## TASK TO COMPLETE
In the material below, please retype the lines from the very first through the one with "from matplotlib.lines import Line2D", exactly and without pictures.

(Source records)
▼

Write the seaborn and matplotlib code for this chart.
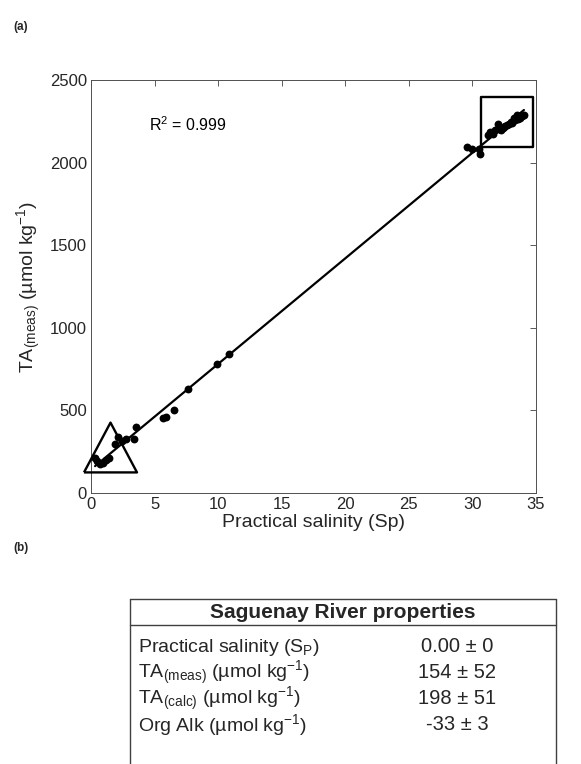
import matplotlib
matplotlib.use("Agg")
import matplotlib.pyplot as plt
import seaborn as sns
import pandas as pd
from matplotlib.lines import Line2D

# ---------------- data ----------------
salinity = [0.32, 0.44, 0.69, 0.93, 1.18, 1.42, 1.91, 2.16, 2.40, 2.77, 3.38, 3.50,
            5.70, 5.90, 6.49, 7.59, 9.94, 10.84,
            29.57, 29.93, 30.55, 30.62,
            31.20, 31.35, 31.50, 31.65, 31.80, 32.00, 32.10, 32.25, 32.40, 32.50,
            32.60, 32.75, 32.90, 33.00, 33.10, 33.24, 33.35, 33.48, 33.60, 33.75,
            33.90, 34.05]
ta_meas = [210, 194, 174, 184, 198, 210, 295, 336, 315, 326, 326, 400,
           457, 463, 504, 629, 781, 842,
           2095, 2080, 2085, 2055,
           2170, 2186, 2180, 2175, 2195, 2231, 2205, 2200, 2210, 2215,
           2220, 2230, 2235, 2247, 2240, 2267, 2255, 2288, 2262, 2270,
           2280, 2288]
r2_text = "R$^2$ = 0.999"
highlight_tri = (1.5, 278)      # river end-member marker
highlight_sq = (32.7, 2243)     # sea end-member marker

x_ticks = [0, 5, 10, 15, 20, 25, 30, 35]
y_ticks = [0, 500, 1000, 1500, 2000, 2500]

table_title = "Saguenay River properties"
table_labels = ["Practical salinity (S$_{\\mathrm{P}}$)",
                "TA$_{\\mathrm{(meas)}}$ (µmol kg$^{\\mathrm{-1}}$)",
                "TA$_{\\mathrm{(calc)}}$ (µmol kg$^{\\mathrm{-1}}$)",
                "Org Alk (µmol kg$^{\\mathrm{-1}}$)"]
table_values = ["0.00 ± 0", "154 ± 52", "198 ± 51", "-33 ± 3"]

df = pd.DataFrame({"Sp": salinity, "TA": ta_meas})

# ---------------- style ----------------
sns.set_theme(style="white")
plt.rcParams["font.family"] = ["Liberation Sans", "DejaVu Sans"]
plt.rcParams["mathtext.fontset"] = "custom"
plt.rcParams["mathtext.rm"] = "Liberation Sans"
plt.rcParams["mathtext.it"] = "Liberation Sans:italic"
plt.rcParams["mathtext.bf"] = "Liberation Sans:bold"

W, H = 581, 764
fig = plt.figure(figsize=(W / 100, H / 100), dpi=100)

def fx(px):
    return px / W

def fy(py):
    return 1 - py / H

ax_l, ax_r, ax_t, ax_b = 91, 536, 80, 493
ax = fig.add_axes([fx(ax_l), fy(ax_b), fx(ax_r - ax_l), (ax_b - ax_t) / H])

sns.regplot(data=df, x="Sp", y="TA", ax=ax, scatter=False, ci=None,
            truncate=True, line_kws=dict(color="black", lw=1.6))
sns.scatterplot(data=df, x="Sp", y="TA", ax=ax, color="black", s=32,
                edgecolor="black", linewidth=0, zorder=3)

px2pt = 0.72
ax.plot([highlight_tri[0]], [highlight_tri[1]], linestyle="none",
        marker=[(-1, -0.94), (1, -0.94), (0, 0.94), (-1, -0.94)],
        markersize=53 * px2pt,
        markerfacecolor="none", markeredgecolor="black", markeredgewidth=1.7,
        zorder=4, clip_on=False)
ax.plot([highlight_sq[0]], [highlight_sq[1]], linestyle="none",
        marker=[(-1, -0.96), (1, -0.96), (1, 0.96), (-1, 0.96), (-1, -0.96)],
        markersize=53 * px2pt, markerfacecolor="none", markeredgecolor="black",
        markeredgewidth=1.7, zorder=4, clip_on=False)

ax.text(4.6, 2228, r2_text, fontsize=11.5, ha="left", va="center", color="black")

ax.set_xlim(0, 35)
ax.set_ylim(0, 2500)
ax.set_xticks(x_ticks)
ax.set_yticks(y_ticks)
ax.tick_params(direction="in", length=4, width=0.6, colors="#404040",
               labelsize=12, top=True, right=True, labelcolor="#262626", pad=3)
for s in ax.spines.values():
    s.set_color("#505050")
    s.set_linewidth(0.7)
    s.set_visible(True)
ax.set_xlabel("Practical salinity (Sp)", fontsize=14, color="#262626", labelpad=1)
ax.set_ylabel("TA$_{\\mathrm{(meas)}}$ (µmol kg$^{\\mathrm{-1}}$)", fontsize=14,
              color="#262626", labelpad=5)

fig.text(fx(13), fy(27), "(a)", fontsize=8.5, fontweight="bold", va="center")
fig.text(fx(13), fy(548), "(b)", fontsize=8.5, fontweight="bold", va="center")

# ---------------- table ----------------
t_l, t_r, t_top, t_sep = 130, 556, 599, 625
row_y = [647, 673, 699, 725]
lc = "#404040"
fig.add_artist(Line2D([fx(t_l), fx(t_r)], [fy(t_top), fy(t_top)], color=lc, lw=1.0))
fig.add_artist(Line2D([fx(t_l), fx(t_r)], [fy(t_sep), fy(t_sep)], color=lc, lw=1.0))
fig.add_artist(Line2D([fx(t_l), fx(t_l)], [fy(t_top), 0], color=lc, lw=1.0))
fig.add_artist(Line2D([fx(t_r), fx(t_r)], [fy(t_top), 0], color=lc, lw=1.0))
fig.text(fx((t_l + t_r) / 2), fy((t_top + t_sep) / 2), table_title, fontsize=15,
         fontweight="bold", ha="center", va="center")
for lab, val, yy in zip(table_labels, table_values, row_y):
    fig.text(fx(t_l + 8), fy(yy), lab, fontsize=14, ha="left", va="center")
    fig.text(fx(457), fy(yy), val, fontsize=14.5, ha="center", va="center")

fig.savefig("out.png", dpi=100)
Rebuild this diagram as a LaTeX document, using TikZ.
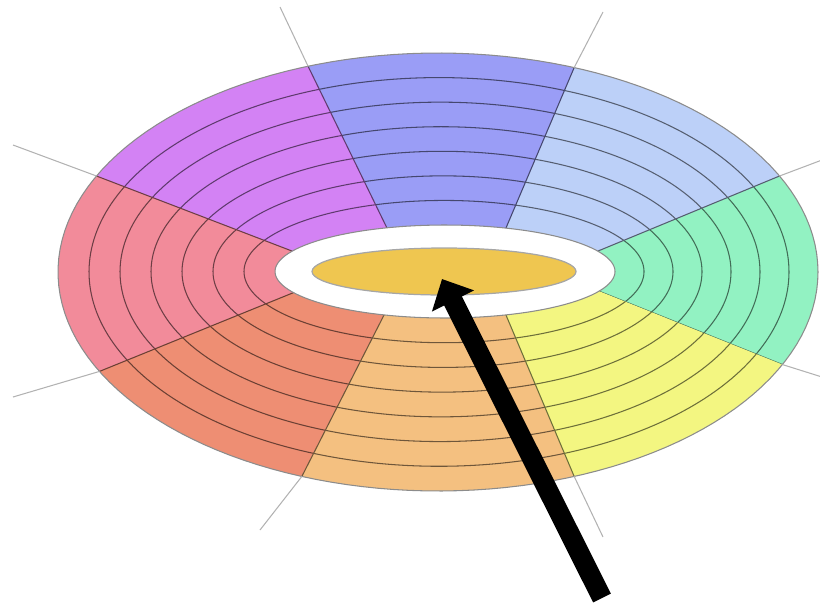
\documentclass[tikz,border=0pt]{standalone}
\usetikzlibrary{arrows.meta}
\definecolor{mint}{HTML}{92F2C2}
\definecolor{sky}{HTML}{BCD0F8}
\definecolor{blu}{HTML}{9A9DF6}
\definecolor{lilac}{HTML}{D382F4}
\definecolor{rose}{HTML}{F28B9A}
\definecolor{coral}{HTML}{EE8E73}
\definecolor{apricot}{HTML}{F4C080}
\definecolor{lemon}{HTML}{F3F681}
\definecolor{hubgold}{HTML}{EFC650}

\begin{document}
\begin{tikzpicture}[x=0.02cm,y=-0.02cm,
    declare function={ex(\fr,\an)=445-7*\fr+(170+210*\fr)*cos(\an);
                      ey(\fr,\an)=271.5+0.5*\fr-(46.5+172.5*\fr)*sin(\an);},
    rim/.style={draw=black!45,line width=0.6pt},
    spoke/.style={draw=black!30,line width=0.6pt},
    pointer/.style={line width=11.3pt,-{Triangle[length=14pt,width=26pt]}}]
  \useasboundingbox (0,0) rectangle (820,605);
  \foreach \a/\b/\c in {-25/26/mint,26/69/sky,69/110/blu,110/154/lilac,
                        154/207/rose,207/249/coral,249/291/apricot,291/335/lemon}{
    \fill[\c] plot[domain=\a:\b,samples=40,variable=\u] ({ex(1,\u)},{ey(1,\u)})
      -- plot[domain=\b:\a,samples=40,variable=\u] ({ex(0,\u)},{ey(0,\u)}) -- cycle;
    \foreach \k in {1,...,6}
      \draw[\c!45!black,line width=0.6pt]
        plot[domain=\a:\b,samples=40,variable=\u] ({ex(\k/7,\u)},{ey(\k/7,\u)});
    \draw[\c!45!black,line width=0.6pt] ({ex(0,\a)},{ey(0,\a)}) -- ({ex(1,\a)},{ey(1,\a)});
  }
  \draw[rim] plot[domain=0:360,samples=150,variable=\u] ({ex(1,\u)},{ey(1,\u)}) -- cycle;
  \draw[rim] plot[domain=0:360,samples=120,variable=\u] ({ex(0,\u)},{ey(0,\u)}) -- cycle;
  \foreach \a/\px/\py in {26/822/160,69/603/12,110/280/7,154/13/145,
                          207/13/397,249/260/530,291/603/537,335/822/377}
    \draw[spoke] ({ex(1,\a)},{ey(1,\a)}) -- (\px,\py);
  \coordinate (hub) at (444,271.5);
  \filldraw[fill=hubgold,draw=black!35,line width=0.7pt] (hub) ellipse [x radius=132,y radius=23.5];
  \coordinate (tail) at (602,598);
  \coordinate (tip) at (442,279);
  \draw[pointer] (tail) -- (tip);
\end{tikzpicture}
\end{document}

▲

## FINISHED EXERCISE
Write the seaborn and matplotlib code for this chart.
import matplotlib
matplotlib.use("Agg")
import matplotlib.pyplot as plt
import seaborn as sns
import pandas as pd
from matplotlib.lines import Line2D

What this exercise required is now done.